As the concurrent receipt issue gathers steam, CRS has been swamped with requests from congressional staffs for information and guidance on this complex issue. The latest CRS issue brief on military retirement topics gives a lot of space to concurrent receipt, now an "object of intense congressional interest," it says.

Here are the major arguments that CRS gathered for lawmakers to either support or to oppose lifting the ban on concurrent receipt:

Reasons to support

• Military retired pay was earned for length of service; VA disability compensation for injuries or illnesses. They are two different programs so paying both to a retiree would not constitute a duplication of benefits.

• If cost is the big issue, allowing limited concurrent receipt could make sense, perhaps targeting the most severely disabled, or retirees with combat disabilities or retirees living on the edge of poverty. Lifting the ban only for 100 percent combat-disabled retirees would cost $50 million a year.

• VA disability pay recipients are entitled to other federal benefits, why not military retired pay?

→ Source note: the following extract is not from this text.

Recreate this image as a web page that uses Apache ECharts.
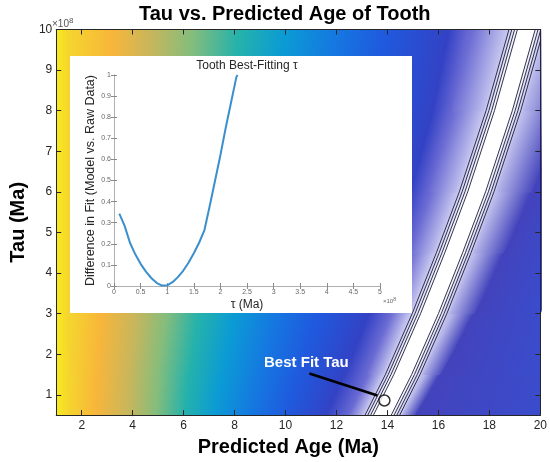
<!DOCTYPE html>
<html><head><meta charset="utf-8">
<script src="https://cdn.jsdelivr.net/npm/echarts/dist/echarts.min.js"></script>
<style>html,body{margin:0;padding:0;background:#fff}#c{width:550px;height:462px}</style>
</head><body><div id="c"></div>
<script>
// ---------- main panel: tick labels ----------
const xTicks = [2, 4, 6, 8, 10, 12, 14, 16, 18, 20];
const yTicks = [1, 2, 3, 4, 5, 6, 7, 8, 9, 10];

// ---------- colour field, read as iso-colour lines (x position at each tau) ----------
const tauSamples = [0.5, 1.5, 3, 4.5, 6, 8, 10];
const ridgeX = [13.8, 14.6, 15.65, 16.6, 17.5, 18.55, 19.45];
const levelColors = [
  '#f8ea1e', '#f5d52e', '#f8b63a', '#c8b65c', '#86bd7b', '#25b2ab', '#0b9bd4',
  '#1578e1', '#1f5ade', '#3342c5', '#6a6ad3', '#c2c2ee', '#ffffff', '#ffffff',
  '#b8b8ea', '#4343bc', '#3a4ccc'
];
const levelX = [
  [1, 1, 1, 1, 1, 1, 1],
  [1.5, 1.5, 1.5, 1.5, 1.5, 1.5, 1.5],
  [2.5, 2.6, 2.75, 2.9, 3.0, 3.1, 3.2],
  [3.8, 3.9, 4.1, 4.25, 4.4, 4.6, 4.7],
  [4.9, 5.0, 5.3, 5.6, 5.8, 6.1, 6.3],
  [6.0, 6.2, 6.6, 7.0, 7.4, 7.8, 8.2],
  [7.2, 7.5, 8.0, 8.5, 9.0, 9.5, 10.0],
  [8.6, 9.0, 9.6, 10.2, 10.8, 11.4, 12.0],
  [10.0, 10.5, 11.2, 11.9, 12.6, 13.3, 13.9],
  [11.6, 12.3, 13.3, 14.1, 14.9, 15.8, 16.4],
  [12.5, 13.2, 14.1, 14.9, 15.65, 16.55, 17.25],
  [13.05, 13.85, 14.9, 15.85, 16.75, 17.8, 18.7],
  [13.48, 14.28, 15.33, 16.28, 17.18, 18.23, 19.13],
  [14.12, 14.92, 15.97, 16.92, 17.82, 18.87, 19.77],
  [14.6, 15.4, 16.45, 17.4, 18.3, 19.35, 20.25],
  [15.1, 16.1, 17.45, 18.6, 19.7, 20.95, 22.05],
  [20, 20, 20, 20.6, 21.7, 23, 24]
];
// black contour lines around the best-fit ridge (x offset from ridge)
const contourOffsets = [-0.68, -0.57, -0.46, -0.35, 0.35, 0.46, 0.57, 0.68];
const bestFit = [13.88, 0.86];

// ---------- inset: Tooth Best-Fitting tau ----------
const insetTau = [0.1, 0.2, 0.3, 0.4, 0.5, 0.6, 0.7, 0.8, 0.9, 1.0, 1.1, 1.2, 1.3, 1.4, 1.5, 1.6, 1.7, 1.8, 1.9, 2.0, 2.1, 2.2, 2.3, 2.32];
const insetFit = [0.343, 0.285, 0.205, 0.15, 0.105, 0.068, 0.038, 0.015, 0.002, 0.003, 0.018, 0.042, 0.072, 0.11, 0.155, 0.205, 0.265, 0.38, 0.5, 0.62, 0.75, 0.87, 0.99, 1.0];
const insetXTicks = [0, 0.5, 1, 1.5, 2, 2.5, 3, 3.5, 4, 4.5, 5];
const insetYTicks = [0, 0.1, 0.2, 0.3, 0.4, 0.5, 0.6, 0.7, 0.8, 0.9, 1];

const FONT = '"Liberation Sans", Arial, Helvetica, sans-serif';
const AX = '#262626';

const bandData = [];
for (let i = 0; i < levelX.length - 1; i++) {
  for (let j = 0; j < tauSamples.length - 1; j++) {
    bandData.push([levelX[i][j], tauSamples[j], levelX[i][j + 1], tauSamples[j + 1], levelX[i + 1][j], levelX[i + 1][j + 1], i]);
  }
}

function renderBand(params, api) {
  const A0 = api.coord([api.value(0), api.value(1)]);
  const A1 = api.coord([api.value(2), api.value(3)]);
  const B0 = api.coord([api.value(4), api.value(1)]);
  const B1 = api.coord([api.value(5), api.value(3)]);
  const i = api.value(6);
  let dx = ((A1[0] - A0[0]) + (B1[0] - B0[0])) / 2;
  let dy = ((A1[1] - A0[1]) + (B1[1] - B0[1])) / 2;
  const len = Math.hypot(dx, dy) || 1; dx /= len; dy /= len;
  const nx = -dy, ny = dx;
  const mA = [(A0[0] + A1[0]) / 2, (A0[1] + A1[1]) / 2];
  const mB = [(B0[0] + B1[0]) / 2, (B0[1] + B1[1]) / 2];
  const proj = (mB[0] - mA[0]) * nx + (mB[1] - mA[1]) * ny;
  const grad = new echarts.graphic.LinearGradient(mA[0], mA[1], mA[0] + nx * proj, mA[1] + ny * proj,
    [{offset: 0, color: levelColors[i]}, {offset: 1, color: levelColors[i + 1]}], true);
  return {
    type: 'polygon',
    shape: {points: [A0, A1, B1, B0]},
    style: {fill: grad, stroke: grad, lineWidth: 1}
  };
}

const contourSeries = contourOffsets.map(off => ({
  type: 'line', xAxisIndex: 0, yAxisIndex: 0, z: 3, silent: true, symbol: 'none',
  clip: true,
  lineStyle: {color: '#1c1c3a', width: 0.9},
  data: tauSamples.map((t, j) => [ridgeX[j] + off, t])
}));

const chart = echarts.init(document.getElementById('c'), null, {renderer: 'canvas'});

const mainAxisCommon = {
  type: 'value', axisLine: {show: true, lineStyle: {color: AX, width: 1}},
  splitLine: {show: false}, z: 4
};

chart.setOption({
  animation: false,
  backgroundColor: '#ffffff',
  textStyle: {fontFamily: FONT},
  title: {
    text: 'Tau vs. Predicted Age of Tooth', left: 139, top: 4, padding: 0,
    textStyle: {fontFamily: FONT, fontSize: 20, fontWeight: 'bold', color: '#000'}
  },
  grid: [
    {left: 50, right: 6, top: 29.5, bottom: 43},
    {left: 114, top: 75, width: 266, height: 211}
  ],
  xAxis: [
    Object.assign({}, mainAxisCommon, {
      gridIndex: 0, position: 'bottom', min: 1, max: 20,
      axisTick: {show: true, inside: true, length: 5, customValues: xTicks, lineStyle: {color: AX}},
      axisLabel: {customValues: xTicks, color: AX, fontSize: 12, margin: 5, fontFamily: FONT},
      name: 'Predicted Age (Ma)', nameLocation: 'middle', nameGap: 19,
      nameTextStyle: {fontSize: 20, fontWeight: 'bold', color: '#000', fontFamily: FONT, padding: [0, 20, 0, 0]}
    }),
    Object.assign({}, mainAxisCommon, {
      gridIndex: 0, position: 'top', min: 1, max: 20,
      axisTick: {show: true, inside: true, length: 5, customValues: xTicks, lineStyle: {color: AX}},
      axisLabel: {show: false}
    }),
    {
      type: 'value', gridIndex: 1, position: 'bottom', min: 0, max: 5, interval: 0.5, z: 6,
      axisLine: {lineStyle: {color: '#b0b0b0', width: 1}},
      axisTick: {inside: true, length: 3, lineStyle: {color: '#8a8a8a'}},
      axisLabel: {color: '#666', fontSize: 7, margin: 3, fontFamily: FONT,
        formatter: v => insetXTicks.indexOf(v) >= 0 ? String(v) : ''},
      splitLine: {show: false},
      name: 'τ (Ma)', nameLocation: 'middle', nameGap: 13,
      nameTextStyle: {fontSize: 12, color: '#262626', fontFamily: FONT}
    },
    {
      type: 'value', gridIndex: 1, position: 'top', min: 0, max: 5, interval: 0.5, z: 6,
      axisLine: {lineStyle: {color: '#b0b0b0', width: 1}},
      axisTick: {inside: true, length: 3, lineStyle: {color: '#8a8a8a'}},
      axisLabel: {show: false}, splitLine: {show: false}
    }
  ],
  yAxis: [
    Object.assign({}, mainAxisCommon, {
      gridIndex: 0, position: 'left', min: 0.5, max: 10,
      axisTick: {show: true, inside: true, length: 5, customValues: yTicks, lineStyle: {color: AX}},
      axisLabel: {customValues: yTicks, color: AX, fontSize: 12, margin: 4, fontFamily: FONT},
      name: 'Tau (Ma)', nameLocation: 'middle', nameGap: 22, nameRotate: 90,
      nameTextStyle: {fontSize: 20, fontWeight: 'bold', color: '#000', fontFamily: FONT}
    }),
    Object.assign({}, mainAxisCommon, {
      gridIndex: 0, position: 'right', min: 0.5, max: 10,
      axisTick: {show: true, inside: true, length: 5, customValues: yTicks, lineStyle: {color: AX}},
      axisLabel: {show: false}
    }),
    {
      type: 'value', gridIndex: 1, position: 'left', min: 0, max: 1, interval: 0.1, z: 6,
      axisLine: {lineStyle: {color: '#b0b0b0', width: 1}},
      axisTick: {inside: true, length: 3, lineStyle: {color: '#8a8a8a'}},
      axisLabel: {color: '#666', fontSize: 7, margin: 3, fontFamily: FONT,
        formatter: v => String(Math.round(v * 10) / 10)},
      splitLine: {show: false},
      name: 'Difference in Fit (Model vs. Raw Data)', nameLocation: 'middle', nameGap: 17, nameRotate: 90,
      nameTextStyle: {fontSize: 12.5, color: '#262626', fontFamily: FONT}
    },
    {
      type: 'value', gridIndex: 1, position: 'right', min: 0, max: 1, interval: 0.1, z: 6,
      axisLine: {lineStyle: {color: '#b0b0b0', width: 1}},
      axisTick: {inside: true, length: 3, lineStyle: {color: '#8a8a8a'}},
      axisLabel: {show: false}, splitLine: {show: false}
    }
  ],
  series: [
    {
      type: 'custom', xAxisIndex: 0, yAxisIndex: 0, z: 1, silent: true, clip: true,
      renderItem: renderBand, data: bandData
    }
  ].concat(contourSeries).concat([
    {
      type: 'scatter', xAxisIndex: 0, yAxisIndex: 0, z: 4, silent: true,
      symbol: 'circle', symbolSize: 11,
      itemStyle: {color: '#fff', borderColor: '#000', borderWidth: 1.5},
      data: [bestFit]
    },
    {
      type: 'line', xAxisIndex: 2, yAxisIndex: 2, z: 7, silent: true, symbol: 'none',
      lineStyle: {color: '#3a8fcc', width: 2},
      data: insetTau.map((t, k) => [t, insetFit[k]])
    }
  ])
});

const p = chart.convertToPixel({xAxisIndex: 0, yAxisIndex: 0}, bestFit);
chart.setOption({
  graphic: {elements: [
    {type: 'rect', z: 5, silent: true, shape: {x: 70, y: 56, width: 342, height: 257}, style: {fill: '#fff'}},
    {type: 'text', z: 7, silent: true, x: 247, y: 66, style: {text: 'Tooth Best-Fitting τ', fill: '#262626', font: '12px ' + FONT, align: 'center', verticalAlign: 'middle'}},
    {type: 'text', z: 7, silent: true, x: 383, y: 297, style: {text: '×10{s|8}', fill: '#666', font: '6px ' + FONT, rich: {s: {fontSize: 5, verticalAlign: 'top', padding: [0, 0, 4, 0]}}}},
    {type: 'text', z: 6, silent: true, x: 52, y: 17, style: {text: '×10{s|8}', fill: '#555', font: '10px ' + FONT, rich: {s: {fontSize: 8, padding: [0, 0, 6, 0]}}}},
    {type: 'line', z: 6, silent: true, shape: {x1: p[0] - 75, y1: p[1] - 27, x2: p[0] - 7, y2: p[1] - 5}, style: {stroke: '#000', lineWidth: 2.5}},
    {type: 'text', z: 6, silent: true, x: p[0] - 78, y: p[1] - 38, style: {text: 'Best Fit Tau', fill: '#fff', font: 'bold 15px ' + FONT, align: 'center', verticalAlign: 'middle'}}
  ]}
});
</script></body></html>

• Persons drawing VA disability pay can receive full pensions from a wide variety of other sources, including federal civilian careers, without suffering an offset. Why target military retirees for an offset?

Reasons to oppose

• The cost of full, or nearly full, concurrent receipt would be enormous, almost $3 billion this year, $40 billion over 10 years.

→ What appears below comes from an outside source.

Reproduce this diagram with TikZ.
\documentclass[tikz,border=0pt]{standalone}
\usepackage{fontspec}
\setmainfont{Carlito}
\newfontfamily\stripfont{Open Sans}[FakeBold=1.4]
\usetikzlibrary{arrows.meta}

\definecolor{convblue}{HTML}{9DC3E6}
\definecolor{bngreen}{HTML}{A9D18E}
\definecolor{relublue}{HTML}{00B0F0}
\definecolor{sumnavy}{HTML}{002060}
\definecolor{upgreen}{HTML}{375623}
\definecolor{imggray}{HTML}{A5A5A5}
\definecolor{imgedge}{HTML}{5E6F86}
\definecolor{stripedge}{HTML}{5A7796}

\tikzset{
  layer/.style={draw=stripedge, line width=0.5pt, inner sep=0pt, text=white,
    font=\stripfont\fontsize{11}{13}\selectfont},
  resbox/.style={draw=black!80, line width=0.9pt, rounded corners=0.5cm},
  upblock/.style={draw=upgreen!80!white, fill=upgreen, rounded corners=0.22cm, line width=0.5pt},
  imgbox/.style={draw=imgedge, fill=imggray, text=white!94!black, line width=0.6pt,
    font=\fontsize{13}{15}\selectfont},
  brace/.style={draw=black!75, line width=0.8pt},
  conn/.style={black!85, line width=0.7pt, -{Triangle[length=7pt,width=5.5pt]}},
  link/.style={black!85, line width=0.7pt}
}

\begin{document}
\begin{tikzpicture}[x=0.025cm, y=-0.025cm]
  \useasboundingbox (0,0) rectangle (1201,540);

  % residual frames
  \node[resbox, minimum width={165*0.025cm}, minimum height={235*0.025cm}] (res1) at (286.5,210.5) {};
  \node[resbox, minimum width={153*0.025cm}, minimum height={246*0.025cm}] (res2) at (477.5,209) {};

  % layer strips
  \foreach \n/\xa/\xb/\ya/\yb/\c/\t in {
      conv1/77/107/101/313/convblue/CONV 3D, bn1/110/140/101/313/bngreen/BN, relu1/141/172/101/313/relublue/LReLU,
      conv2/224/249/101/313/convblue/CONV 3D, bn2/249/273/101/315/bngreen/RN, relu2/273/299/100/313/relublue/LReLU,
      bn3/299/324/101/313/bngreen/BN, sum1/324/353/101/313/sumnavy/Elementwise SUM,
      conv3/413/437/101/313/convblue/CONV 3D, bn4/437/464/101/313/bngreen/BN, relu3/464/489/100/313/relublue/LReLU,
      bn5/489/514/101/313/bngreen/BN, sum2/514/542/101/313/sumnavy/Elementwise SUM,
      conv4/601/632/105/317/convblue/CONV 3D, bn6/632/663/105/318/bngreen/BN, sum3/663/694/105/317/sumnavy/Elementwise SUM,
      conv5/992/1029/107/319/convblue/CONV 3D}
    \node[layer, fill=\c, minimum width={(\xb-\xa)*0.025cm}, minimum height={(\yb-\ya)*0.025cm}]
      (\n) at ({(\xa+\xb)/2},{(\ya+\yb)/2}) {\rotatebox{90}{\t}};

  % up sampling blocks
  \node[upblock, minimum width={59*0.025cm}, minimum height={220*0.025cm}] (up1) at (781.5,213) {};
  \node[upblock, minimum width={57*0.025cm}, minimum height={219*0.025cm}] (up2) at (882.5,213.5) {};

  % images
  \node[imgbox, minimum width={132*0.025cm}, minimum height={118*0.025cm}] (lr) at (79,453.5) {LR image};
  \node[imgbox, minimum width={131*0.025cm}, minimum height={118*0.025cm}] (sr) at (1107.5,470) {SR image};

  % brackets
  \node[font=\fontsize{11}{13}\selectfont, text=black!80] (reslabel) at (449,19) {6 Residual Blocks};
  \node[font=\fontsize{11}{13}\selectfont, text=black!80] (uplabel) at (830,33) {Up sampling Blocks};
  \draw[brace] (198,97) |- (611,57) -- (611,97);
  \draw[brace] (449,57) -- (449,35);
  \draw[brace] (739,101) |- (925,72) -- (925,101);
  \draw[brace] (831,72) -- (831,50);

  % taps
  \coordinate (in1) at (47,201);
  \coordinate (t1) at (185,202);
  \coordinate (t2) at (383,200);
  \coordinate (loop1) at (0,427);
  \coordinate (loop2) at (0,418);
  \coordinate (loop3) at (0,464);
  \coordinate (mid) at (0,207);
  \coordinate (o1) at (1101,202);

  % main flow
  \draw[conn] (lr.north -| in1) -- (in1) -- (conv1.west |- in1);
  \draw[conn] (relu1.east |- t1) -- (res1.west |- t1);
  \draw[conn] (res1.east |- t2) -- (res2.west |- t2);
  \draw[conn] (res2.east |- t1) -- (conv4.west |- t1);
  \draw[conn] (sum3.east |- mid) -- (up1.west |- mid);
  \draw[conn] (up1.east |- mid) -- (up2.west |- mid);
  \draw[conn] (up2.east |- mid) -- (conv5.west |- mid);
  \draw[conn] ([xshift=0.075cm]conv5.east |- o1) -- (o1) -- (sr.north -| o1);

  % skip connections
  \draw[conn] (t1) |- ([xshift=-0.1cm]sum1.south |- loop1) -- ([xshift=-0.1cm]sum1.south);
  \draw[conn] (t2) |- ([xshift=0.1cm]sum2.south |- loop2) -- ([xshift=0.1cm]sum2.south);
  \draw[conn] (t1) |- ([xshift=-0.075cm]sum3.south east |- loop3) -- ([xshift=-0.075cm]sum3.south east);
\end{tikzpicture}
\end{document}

• Ending or easing the offset would be 'letting the camel's nose into the tent,' that is, setting a precedent for reduction or elimination of all kinds of similar offsets of one or more federal payments, perhaps costing billions of dollars more.

• Although some federal programs do not require an offset for receipt of VA disability compensation, none of these programs involve both disability and retirement pay from the same job and agency where the disability occurred.

• VA disability pay is authorized on "much more liberal grounds" than other disability plans, and a disability can be certified many years after a person leaves service. As a result, concurrent receipt could lead to windfall payments for those whose disabilities have tenuous connection to their military service.

• Concurrent receipt was never promised to those asking for it.

Observers will note CRS lists an extra reason to oppose lifting the ban. Its Feb. 15 issue brief also warns lawmakers not to believe reports from some retirees of an alleged surplus in the Military Retirement Fund, available to help cover the cost of concurrent receipt.

Such assertions are wrong, CRS says, based on an invalid assumption about the amount of money the Defense Department has been required to set aside annually since 1984 to cover future retirement costs.

No accounting trick can hide the cost of concurrent receipt, CRS says. But a new report on the issue — ordered by Congress, commissioned by the Pentagon and being drafted by an outside team of analysts — could have a significant effect on this debate, CRS says. The draft report is due to the Pentagon in March.